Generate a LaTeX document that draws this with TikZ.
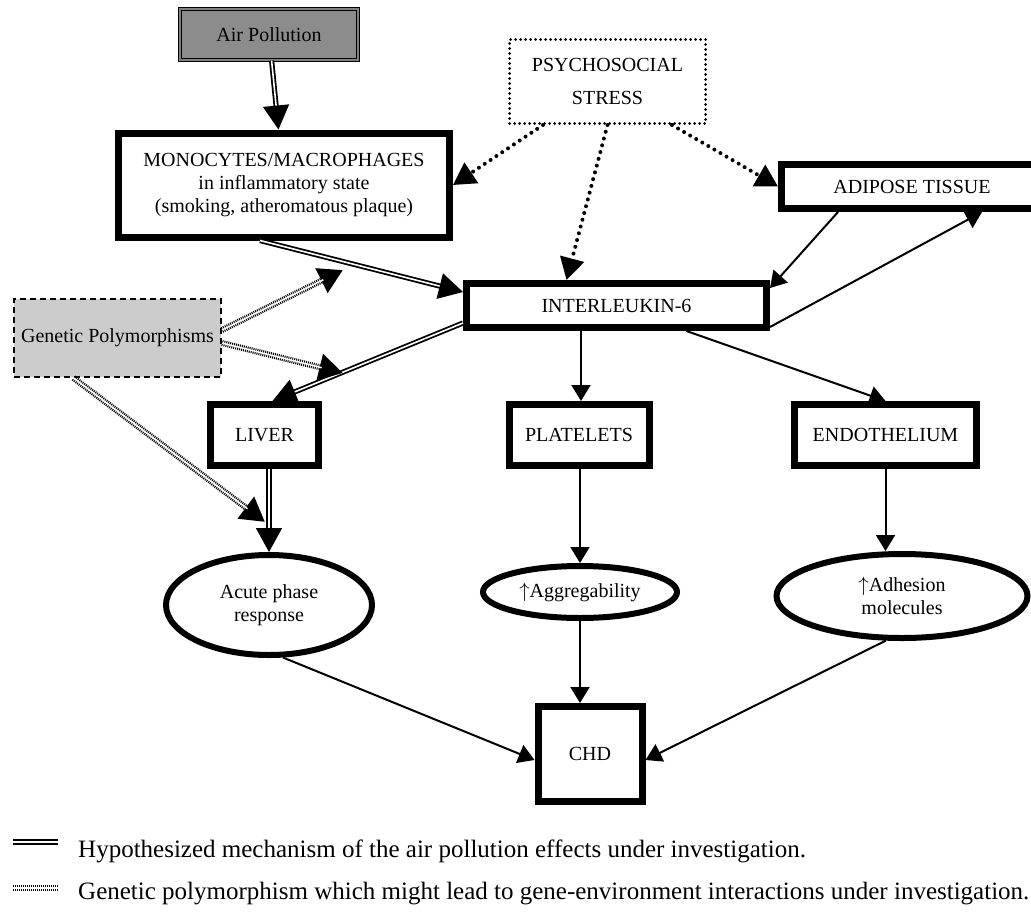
\documentclass[tikz,border=0pt]{standalone}
\usepackage{fontspec}
\setmainfont{Liberation Serif}
\usetikzlibrary{arrows.meta,shapes.geometric,positioning}
\newcommand{\diagfont}{\fontsize{20}{23}\selectfont}
\newcommand{\legfont}{\fontsize{25}{29}\selectfont}

\begin{document}
\begin{tikzpicture}[x=1pt,y=-1pt,
  box/.style={draw,line width=7pt,align=center,font=\diagfont,inner sep=0pt},
  oval/.style={ellipse,draw,line width=6pt,align=center,font=\diagfont,inner sep=0pt},
  arr/.style={line width=2pt,-{Triangle[length=16pt,width=19pt]}},
  hypo/.style={line width=1.8pt,double,double distance=1.6pt,-{Triangle[length=24pt,width=26pt]}},
  gene/.style={line width=6pt,dash pattern=on 1pt off 1pt,-{Triangle[length=24pt,width=26pt]},
    postaction={draw,white,solid,line width=1.5pt,-,shorten >=22pt}},
  stress/.style={line width=4pt,dash pattern=on 0pt off 7pt,line cap=round,-{Triangle[length=22pt,width=24pt]}}
]
  \useasboundingbox (0,0) rectangle (1031,919);
  % Exposures
  \node[draw,line width=1.2pt,double=gray,double distance=1.5pt,fill=gray!90,font=\diagfont,
    minimum width=178pt,minimum height=51pt] (air) at (269,34.5) {Air Pollution};
  \node[draw,line width=3pt,dash pattern=on 0pt off 5pt,line cap=round,align=center,font=\diagfont,
    minimum width=196pt,minimum height=84pt] (psych) at (607.5,81.5) {PSYCHOSOCIAL\\[10pt]STRESS};
  \node[draw,line width=2pt,dash pattern=on 6pt off 4pt,fill=gray!40,font=\diagfont,
    minimum width=207pt,minimum height=78pt] (genes) at (117.5,338) {Genetic Polymorphisms};
  % Sources of IL-6
  \node[box,minimum width=331pt,minimum height=104pt] (mono) at (284,185)
    {MONOCYTES/MACROPHAGES\\in inflammatory state\\(smoking, atheromatous plaque)};
  \node[box,minimum width=261pt,minimum height=44pt] (adip) at (912,186.5) {ADIPOSE TISSUE};
  \node[box,minimum width=300pt,minimum height=44pt] (il6) at (616.5,305.5) {INTERLEUKIN-6};
  % Targets
  \node[box,minimum width=108pt,minimum height=61pt] (liver) at (264.5,435) {LIVER};
  \node[box,minimum width=140pt,minimum height=61pt] (plat) at (579,435) {PLATELETS};
  \node[box,minimum width=182pt,minimum height=61pt] (endo) at (885.5,435) {ENDOTHELIUM};
  % Responses
  \node[oval,minimum width=206pt,minimum height=100pt] (acute) at (269,605) {Acute phase\\response};
  \node[oval,minimum width=194pt,minimum height=52pt] (aggr) at (580,592) {$\uparrow$Aggregability};
  \node[oval,minimum width=251pt,minimum height=84pt] (adh) at (902,596) {$\uparrow$Adhesion\\molecules};
  \node[box,minimum width=104pt,minimum height=95pt] (chd) at (590,754) {CHD};
  % Free ends of the gene arrows
  \coordinate (gtipa) at (343,270);
  \coordinate (gtipb) at (343,373);
  \coordinate (gtipc) at (265,522);

  % Hypothesized path
  \draw[hypo] (air) -- (mono);
  \draw[hypo] ([xshift=-24pt]mono.south) -- ([yshift=-12pt]il6.north west);
  \draw[hypo] ([yshift=8pt]il6.south west) -- ([xshift=8pt]liver.north);
  \draw[hypo] ([xshift=4.5pt]liver.south) -- (acute.north);
  % Stress
  \draw[stress] ([xshift=35pt]psych.south west) -- (mono.east);
  \draw[stress] (psych.south) -- ([xshift=-50pt]il6.north);
  \draw[stress] ([xshift=-35pt]psych.south east) -- (adip.west);
  % Genes
  \draw[gene] ([yshift=8pt]genes.east) -- (gtipa);
  \draw[gene] ([yshift=-5pt]genes.east) -- (gtipb);
  \draw[gene] ([xshift=-44pt]genes.south) -- (gtipc);
  % IL-6 loop and effects
  \draw[arr] ([xshift=-74pt]adip.south) -- ([yshift=-8pt]il6.north east);
  \draw[arr] ([yshift=4pt]il6.south east) -- ([xshift=70pt]adip.south);
  \draw[arr] ([xshift=2pt]plat.north |- il6.south) -- ([xshift=2pt]plat.north);
  \draw[arr] ([xshift=70pt]il6.south) -- (endo.north);
  \draw[arr] ([xshift=1pt]plat.south) -- ([xshift=1pt]plat.south |- aggr.north);
  \draw[arr] (endo.south) -- (endo.south |- adh.north);
  \draw[arr] (aggr.south) -- (aggr.south |- chd.north);
  \draw[arr] (acute.-75) -- ([yshift=-6pt]chd.west);
  \draw[arr] (adh.-110) -- ([yshift=-6pt]chd.east);

  % Legend
  \coordinate (lega) at (13,842);
  \coordinate (legb) at (58,842);
  \coordinate (legc) at (13,888);
  \coordinate (legd) at (58,888);
  \draw[line width=2pt,double,double distance=1.8pt] (lega) -- (legb);
  \draw[line width=6pt,dash pattern=on 1.2pt off 0.8pt,postaction={draw,white,solid,line width=1.2pt}] (legc) -- (legd);
  \node[anchor=west,font=\legfont,inner sep=0pt] (legtxta) at (78,851)
    {Hypothesized mechanism of the air pollution effects under investigation.};
  \node[anchor=west,font=\legfont,inner sep=0pt] (legtxtb) at (78,894)
    {Genetic polymorphism which might lead to gene-environment interactions under investigation.};
\end{tikzpicture}
\end{document}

• [WRITTEN EXERCISE] Write the listing out a second time exactly, dropping all images.

• [TASK ANSWER]
Generate a LaTeX document that draws this with TikZ.
\documentclass[tikz,border=0pt]{standalone}
\usepackage{fontspec}
\setmainfont{Liberation Serif}
\usetikzlibrary{arrows.meta,shapes.geometric,positioning}
\newcommand{\diagfont}{\fontsize{20}{23}\selectfont}
\newcommand{\legfont}{\fontsize{25}{29}\selectfont}

\begin{document}
\begin{tikzpicture}[x=1pt,y=-1pt,
  box/.style={draw,line width=7pt,align=center,font=\diagfont,inner sep=0pt},
  oval/.style={ellipse,draw,line width=6pt,align=center,font=\diagfont,inner sep=0pt},
  arr/.style={line width=2pt,-{Triangle[length=16pt,width=19pt]}},
  hypo/.style={line width=1.8pt,double,double distance=1.6pt,-{Triangle[length=24pt,width=26pt]}},
  gene/.style={line width=6pt,dash pattern=on 1pt off 1pt,-{Triangle[length=24pt,width=26pt]},
    postaction={draw,white,solid,line width=1.5pt,-,shorten >=22pt}},
  stress/.style={line width=4pt,dash pattern=on 0pt off 7pt,line cap=round,-{Triangle[length=22pt,width=24pt]}}
]
  \useasboundingbox (0,0) rectangle (1031,919);
  % Exposures
  \node[draw,line width=1.2pt,double=gray,double distance=1.5pt,fill=gray!90,font=\diagfont,
    minimum width=178pt,minimum height=51pt] (air) at (269,34.5) {Air Pollution};
  \node[draw,line width=3pt,dash pattern=on 0pt off 5pt,line cap=round,align=center,font=\diagfont,
    minimum width=196pt,minimum height=84pt] (psych) at (607.5,81.5) {PSYCHOSOCIAL\\[10pt]STRESS};
  \node[draw,line width=2pt,dash pattern=on 6pt off 4pt,fill=gray!40,font=\diagfont,
    minimum width=207pt,minimum height=78pt] (genes) at (117.5,338) {Genetic Polymorphisms};
  % Sources of IL-6
  \node[box,minimum width=331pt,minimum height=104pt] (mono) at (284,185)
    {MONOCYTES/MACROPHAGES\\in inflammatory state\\(smoking, atheromatous plaque)};
  \node[box,minimum width=261pt,minimum height=44pt] (adip) at (912,186.5) {ADIPOSE TISSUE};
  \node[box,minimum width=300pt,minimum height=44pt] (il6) at (616.5,305.5) {INTERLEUKIN-6};
  % Targets
  \node[box,minimum width=108pt,minimum height=61pt] (liver) at (264.5,435) {LIVER};
  \node[box,minimum width=140pt,minimum height=61pt] (plat) at (579,435) {PLATELETS};
  \node[box,minimum width=182pt,minimum height=61pt] (endo) at (885.5,435) {ENDOTHELIUM};
  % Responses
  \node[oval,minimum width=206pt,minimum height=100pt] (acute) at (269,605) {Acute phase\\response};
  \node[oval,minimum width=194pt,minimum height=52pt] (aggr) at (580,592) {$\uparrow$Aggregability};
  \node[oval,minimum width=251pt,minimum height=84pt] (adh) at (902,596) {$\uparrow$Adhesion\\molecules};
  \node[box,minimum width=104pt,minimum height=95pt] (chd) at (590,754) {CHD};
  % Free ends of the gene arrows
  \coordinate (gtipa) at (343,270);
  \coordinate (gtipb) at (343,373);
  \coordinate (gtipc) at (265,522);

  % Hypothesized path
  \draw[hypo] (air) -- (mono);
  \draw[hypo] ([xshift=-24pt]mono.south) -- ([yshift=-12pt]il6.north west);
  \draw[hypo] ([yshift=8pt]il6.south west) -- ([xshift=8pt]liver.north);
  \draw[hypo] ([xshift=4.5pt]liver.south) -- (acute.north);
  % Stress
  \draw[stress] ([xshift=35pt]psych.south west) -- (mono.east);
  \draw[stress] (psych.south) -- ([xshift=-50pt]il6.north);
  \draw[stress] ([xshift=-35pt]psych.south east) -- (adip.west);
  % Genes
  \draw[gene] ([yshift=8pt]genes.east) -- (gtipa);
  \draw[gene] ([yshift=-5pt]genes.east) -- (gtipb);
  \draw[gene] ([xshift=-44pt]genes.south) -- (gtipc);
  % IL-6 loop and effects
  \draw[arr] ([xshift=-74pt]adip.south) -- ([yshift=-8pt]il6.north east);
  \draw[arr] ([yshift=4pt]il6.south east) -- ([xshift=70pt]adip.south);
  \draw[arr] ([xshift=2pt]plat.north |- il6.south) -- ([xshift=2pt]plat.north);
  \draw[arr] ([xshift=70pt]il6.south) -- (endo.north);
  \draw[arr] ([xshift=1pt]plat.south) -- ([xshift=1pt]plat.south |- aggr.north);
  \draw[arr] (endo.south) -- (endo.south |- adh.north);
  \draw[arr] (aggr.south) -- (aggr.south |- chd.north);
  \draw[arr] (acute.-75) -- ([yshift=-6pt]chd.west);
  \draw[arr] (adh.-110) -- ([yshift=-6pt]chd.east);

  % Legend
  \coordinate (lega) at (13,842);
  \coordinate (legb) at (58,842);
  \coordinate (legc) at (13,888);
  \coordinate (legd) at (58,888);
  \draw[line width=2pt,double,double distance=1.8pt] (lega) -- (legb);
  \draw[line width=6pt,dash pattern=on 1.2pt off 0.8pt,postaction={draw,white,solid,line width=1.2pt}] (legc) -- (legd);
  \node[anchor=west,font=\legfont,inner sep=0pt] (legtxta) at (78,851)
    {Hypothesized mechanism of the air pollution effects under investigation.};
  \node[anchor=west,font=\legfont,inner sep=0pt] (legtxtb) at (78,894)
    {Genetic polymorphism which might lead to gene-environment interactions under investigation.};
\end{tikzpicture}
\end{document}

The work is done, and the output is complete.